In order for a preliminary ruling to be given, the national judge or judicial body must be seized of a question relating to the interpretation or assessment of the validity of a Community rule in a case that is still pending a decision, and a ruling from the European Court is required in order to be able to issue a ruling. If these conditions are met, the national judge is empowered to ask the question for a preliminary ruling, a power that becomes an obligation for the courts of last instance.

Once the Court of Justice of the European Union has ruled on a preliminary ruling on a question of interpretation, this ruling has the effects of res judicata, binding not only the national judge or court that has requested it, but all the courts of the Member States. If the ruling is on a preliminary ruling on a question of validity, the declaration of validity or invalidity made by the Court of Justice will have a general scope, which implies not only the obligation for the national court not to apply the rule in question, but also the production of effects against all, since the rule will be valid or invalid in any case.

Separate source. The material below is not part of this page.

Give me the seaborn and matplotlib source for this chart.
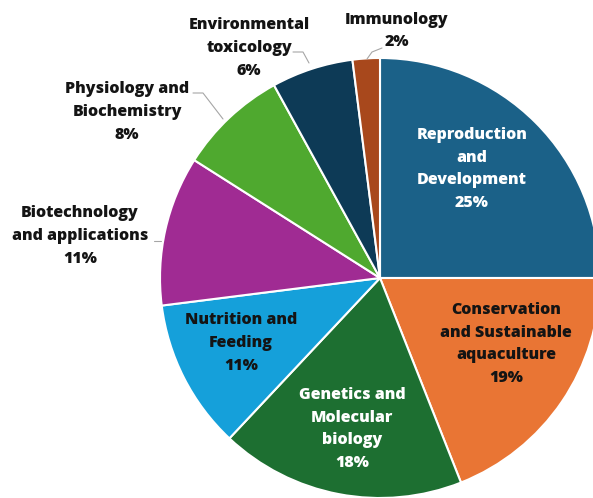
import matplotlib
matplotlib.use("Agg")
import matplotlib.pyplot as plt
import seaborn as sns

# Data
topics = ["Reproduction\nand\nDevelopment", "Conservation\nand Sustainable\naquaculture",
          "Genetics and\nMolecular\nbiology", "Nutrition and\nFeeding",
          "Biotechnology\nand applications", "Physiology and\nBiochemistry",
          "Environmental\ntoxicology", "Immunology"]
shares = [25, 19, 18, 11, 11, 8, 6, 2]
colors = ["#1b6188", "#e97534", "#1d6f31", "#15a0da", "#a02b93", "#4fa92f", "#0d3a56", "#a8481c"]
text_colors = ["white", "#141414", "white", "#141414", "#141414", "#141414", "#141414", "#141414"]

# label centres in pixels (x, y from top)
label_pos = [(472, 169), (506, 344), (352, 429), (241, 343),
             (80, 236), (127, 112), (249, 48), (397, 31)]
# leader lines in pixels for outside labels
leaders = [[(154, 241), (161, 241)],
           [(193, 93), (203, 93), (223, 119)],
           [(293, 52), (303, 52), (309, 63)],
           [(382, 48), (372, 52), (367, 59)]]

sns.set_style("white")
plt.rcParams['font.family'] = ['Open Sans', 'DejaVu Sans']

W, H = 593, 498
cx, cy, R = 380, 278, 220


def px(x, y):
    return (x - cx) / R, (cy - y) / R


fig = plt.figure(figsize=(W / 100, H / 100), dpi=100)
ax = fig.add_axes([0, 0, 1, 1])
ax.pie(shares, colors=colors, startangle=90, counterclock=False, radius=1,
       wedgeprops=dict(edgecolor="white", linewidth=1.5))
ax.set_xlim(-cx / R, (W - cx) / R)
ax.set_ylim(-(H - cy) / R, cy / R)
ax.set_aspect("auto")
ax.axis("off")

for name, pct, (x, y), tc in zip(topics, shares, label_pos, text_colors):
    tx, ty = px(x, y)
    ax.text(tx, ty, f"{name}\n{pct}%", ha="center", va="center", color=tc,
            fontsize=11.5, fontweight=800, linespacing=1.55)

for pts in leaders:
    xs, ys = zip(*[px(a, b) for a, b in pts])
    ax.plot(xs, ys, color="#a6a6a6", lw=0.8)

fig.savefig("out.png", dpi=100)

[3] An example of this in Spain was the need to amend the Spanish Constitution of 1978 to allow the entry into force of the Maastricht Treaty on November 1, 1993. For this purpose, on August 28, 1992, Article 13.2 of the Constitution was amended to allow the passive suffrage of citizens of the Member States of the European Union in municipal elections.

Judgment of October 5, 1994, Van Munster, C-165/91, Rec. p. I-4661.

Judgment of 26 September 2000, Engelbrecht, C-262/97, ECR I-7321.

Judgment of 5 March 1998, Solred, Case C-347/96, ECR I-937.